Leave out the pictures and set down exactly the lines from the start of the listing through the one with "const xTicksA = [0,50,100];", both included.

** START **

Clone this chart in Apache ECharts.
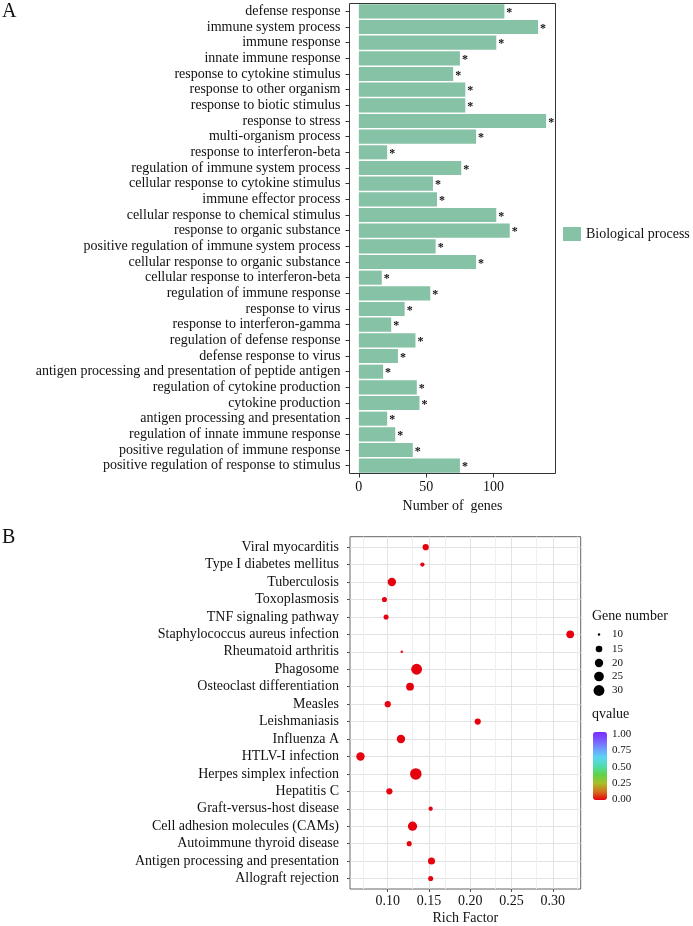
<!DOCTYPE html>
<html><head><meta charset="utf-8">
<script src="https://cdn.jsdelivr.net/npm/echarts@6/dist/echarts.min.js"></script>
<style>html,body{margin:0;padding:0;background:#fff}#c{width:693px;height:926px}</style>
</head><body><div id="c"></div>
<script>
// ---- Panel A data (top to bottom) ----
const goTerms = [
  'defense response','immune system process','immune response','innate immune response',
  'response to cytokine stimulus','response to other organism','response to biotic stimulus',
  'response to stress','multi-organism process','response to interferon-beta',
  'regulation of immune system process','cellular response to cytokine stimulus',
  'immune effector process','cellular response to chemical stimulus','response to organic substance',
  'positive regulation of immune system process','cellular response to organic substance',
  'cellular response to interferon-beta','regulation of immune response','response to virus',
  'response to interferon-gamma','regulation of defense response','defense response to virus',
  'antigen processing and presentation of peptide antigen','regulation of cytokine production',
  'cytokine production','antigen processing and presentation','regulation of innate immune response',
  'positive regulation of immune response','positive regulation of response to stimulus'
];
const goCounts = [108,133,102,75,70,79,79,139,87,21,76,55,58,102,112,57,87,17,53,34,24,42,29,18,43,45,21,27,40,75];
const goSeriesName = 'Biological process';
const xTicksA = [0,50,100];

// ---- Panel B data (top to bottom) ----
const keggPathways = [
  'Viral myocarditis','Type I diabetes mellitus','Tuberculosis','Toxoplasmosis','TNF signaling pathway',
  'Staphylococcus aureus infection','Rheumatoid arthritis','Phagosome','Osteoclast differentiation',
  'Measles','Leishmaniasis','Influenza A','HTLV-I infection','Herpes simplex infection','Hepatitis C',
  'Graft-versus-host disease','Cell adhesion molecules (CAMs)','Autoimmune thyroid disease',
  'Antigen processing and presentation','Allograft rejection'
];
const richFactor = [0.146,0.142,0.105,0.096,0.098,0.321,0.117,0.135,0.127,0.100,0.209,0.116,0.067,0.134,0.102,0.152,0.130,0.126,0.153,0.152];
const geneNumber = [14,11,20,12,12,18,10,30,18,14,14,20,20,33,14,11,23,12,16,12];
const qvalue = [0.001,0.002,0.001,0.002,0.002,0.001,0.003,0.001,0.001,0.002,0.001,0.001,0.001,0.001,0.002,0.002,0.001,0.002,0.001,0.002];
const xTicksB = [0.10,0.15,0.20,0.25,0.30];
const xMinorB = [0.075,0.125,0.175,0.225,0.275,0.325];
const sizeBreaks = [10,15,20,25,30];
const qBreaks = [1.00,0.75,0.50,0.25,0.00];

const FONT = '"Liberation Serif","Times New Roman",serif';
const TXT = '#111';
const sizeOf = g => 2.4 + 6 * Math.sqrt(Math.max(0, g - 10) / 10);

const maxA = Math.max(...goCounts);
const padA = maxA * 0.05;
const loB = Math.min(...richFactor), hiB = Math.max(...richFactor);
const padB = (hiB - loB) * 0.05;
const catIdx = keggPathways.map((_, i) => i);

const chart = echarts.init(document.getElementById('c'), null, {renderer: 'canvas'});

const graphic = [
  {type:'text', x:2, y:12, style:{text:'A', font:'20px '+FONT, fill:TXT, verticalAlign:'middle'}},
  {type:'text', x:2, y:538, style:{text:'B', font:'20px '+FONT, fill:TXT, verticalAlign:'middle'}},
  {type:'text', x:592, y:616, style:{text:'Gene number', font:'14px '+FONT, fill:TXT, verticalAlign:'middle'}},
  {type:'text', x:592, y:714, style:{text:'qvalue', font:'14px '+FONT, fill:TXT, verticalAlign:'middle'}}
];
const sizeY = [634.5, 649, 663, 676.5, 690.5];
sizeBreaks.forEach((g, i) => {
  graphic.push({type:'circle', shape:{cx:599, cy:sizeY[i], r:sizeOf(g)/2}, style:{fill:'#000'}});
  graphic.push({type:'text', x:612, y:sizeY[i], style:{text:String(g), font:'11px '+FONT, fill:TXT, verticalAlign:'middle'}});
});
qBreaks.forEach((q, i) => {
  const y = 734 + i * (799.5 - 734) / 4;
  graphic.push({type:'text', x:612, y:y, style:{text:q.toFixed(2), font:'11px '+FONT, fill:TXT, verticalAlign:'middle'}});
});

const option = {
  backgroundColor: '#fff',
  animation: false,
  textStyle: {fontFamily: FONT},
  legend: {
    data: [goSeriesName], left: 563, top: 227, padding: 0,
    icon: 'rect', itemWidth: 18, itemHeight: 14,
    textStyle: {fontFamily: FONT, fontSize: 14, color: TXT}
  },
  grid: [
    {left: 349.5, top: 3.5, width: 206, height: 470, show: true, borderColor: '#333', borderWidth: 1, backgroundColor: 'transparent', containLabel: false},
    {left: 350, top: 536.7, width: 230.7, height: 354, show: true, borderColor: '#666', borderWidth: 1, backgroundColor: 'transparent', containLabel: false}
  ],
  xAxis: [
    {type: 'value', gridIndex: 0, min: -padA, max: maxA + padA, position: 'bottom',
     name: 'Number of  genes', nameLocation: 'middle', nameGap: 22,
     nameTextStyle: {fontFamily: FONT, fontSize: 14, color: TXT},
     axisLine: {show: false, onZero: false},
     axisTick: {show: true, length: 4, customValues: xTicksA, lineStyle: {color: '#333'}},
     axisLabel: {customValues: xTicksA, margin: 7, fontFamily: FONT, fontSize: 14, color: TXT},
     splitLine: {show: false}},
    {type: 'value', gridIndex: 1, min: loB - padB, max: hiB + padB, position: 'bottom',
     name: 'Rich Factor', nameLocation: 'middle', nameGap: 22,
     nameTextStyle: {fontFamily: FONT, fontSize: 14, color: TXT},
     axisLine: {show: false, onZero: false},
     axisTick: {show: true, length: 3, customValues: xTicksB, lineStyle: {color: '#555'}},
     axisLabel: {customValues: xTicksB, margin: 5, fontFamily: FONT, fontSize: 14, color: TXT,
                 formatter: v => v.toFixed(2)},
     splitLine: {show: true, lineStyle: {color: '#e3e3e3', width: 1}}}
  ],
  yAxis: [
    {type: 'category', gridIndex: 0, data: goTerms, inverse: true, position: 'left',
     axisLine: {show: false, onZero: false},
     axisTick: {show: true, length: 4, alignWithLabel: true, lineStyle: {color: '#333'}},
     axisLabel: {margin: 9, fontFamily: FONT, fontSize: 14, color: TXT, interval: 0},
     splitLine: {show: false}},
    {type: 'value', gridIndex: 1, min: -0.6, max: keggPathways.length - 1 + 0.6, inverse: true, position: 'left',
     axisLine: {show: false, onZero: false},
     axisTick: {show: true, length: 3, customValues: catIdx, lineStyle: {color: '#555'}},
     axisLabel: {customValues: catIdx, margin: 11, fontFamily: FONT, fontSize: 14, color: TXT,
                 formatter: v => keggPathways[Math.round(v)] || ''},
     splitLine: {show: true, lineStyle: {color: '#e3e3e3', width: 1}}}
  ],
  visualMap: {
    type: 'continuous', min: 0, max: 1, dimension: 3, seriesIndex: 1,
    orient: 'vertical', left: 578, top: 717, itemWidth: 14, itemHeight: 68,
    calculable: false, realtime: false, hoverLink: false,
    inRange: {color: ['#E6000E','#D2731C','#A6C12A','#5ED34A','#4EDDB0','#5CD6F2','#6E9CFF','#7A5CFF','#7B2BFF']},
    textStyle: {fontSize: 1, color: 'transparent'}
  },
  series: [
    {type: 'bar', name: goSeriesName, xAxisIndex: 0, yAxisIndex: 0, data: goCounts,
     barWidth: '90%', itemStyle: {color: '#86C2A5'},
     label: {show: true, position: 'right', distance: 2, formatter: '*', fontSize: 12, fontWeight: 'bold',
             color: '#111', fontFamily: FONT, offset: [0, 1.5]}},
    {type: 'scatter', name: 'KEGG', xAxisIndex: 1, yAxisIndex: 1, z: 3,
     data: richFactor.map((x, i) => [x, i, geneNumber[i], qvalue[i]]),
     symbol: 'circle', symbolSize: v => sizeOf(v[2]), itemStyle: {opacity: 1},
     markLine: {silent: true, symbol: 'none', z: 1, label: {show: false}, animation: false,
                lineStyle: {color: '#efefef', type: 'solid', width: 1},
                emphasis: {disabled: true},
                data: xMinorB.map(v => ({xAxis: v}))}}
  ],
  graphic: graphic
};
chart.setOption(option);
</script>
</body></html>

** END **

*EXERCISE SOLUTION*:
Clone this chart in Apache ECharts.
<!DOCTYPE html>
<html><head><meta charset="utf-8">
<script src="https://cdn.jsdelivr.net/npm/echarts@6/dist/echarts.min.js"></script>
<style>html,body{margin:0;padding:0;background:#fff}#c{width:693px;height:926px}</style>
</head><body><div id="c"></div>
<script>
// ---- Panel A data (top to bottom) ----
const goTerms = [
  'defense response','immune system process','immune response','innate immune response',
  'response to cytokine stimulus','response to other organism','response to biotic stimulus',
  'response to stress','multi-organism process','response to interferon-beta',
  'regulation of immune system process','cellular response to cytokine stimulus',
  'immune effector process','cellular response to chemical stimulus','response to organic substance',
  'positive regulation of immune system process','cellular response to organic substance',
  'cellular response to interferon-beta','regulation of immune response','response to virus',
  'response to interferon-gamma','regulation of defense response','defense response to virus',
  'antigen processing and presentation of peptide antigen','regulation of cytokine production',
  'cytokine production','antigen processing and presentation','regulation of innate immune response',
  'positive regulation of immune response','positive regulation of response to stimulus'
];
const goCounts = [108,133,102,75,70,79,79,139,87,21,76,55,58,102,112,57,87,17,53,34,24,42,29,18,43,45,21,27,40,75];
const goSeriesName = 'Biological process';
const xTicksA = [0,50,100];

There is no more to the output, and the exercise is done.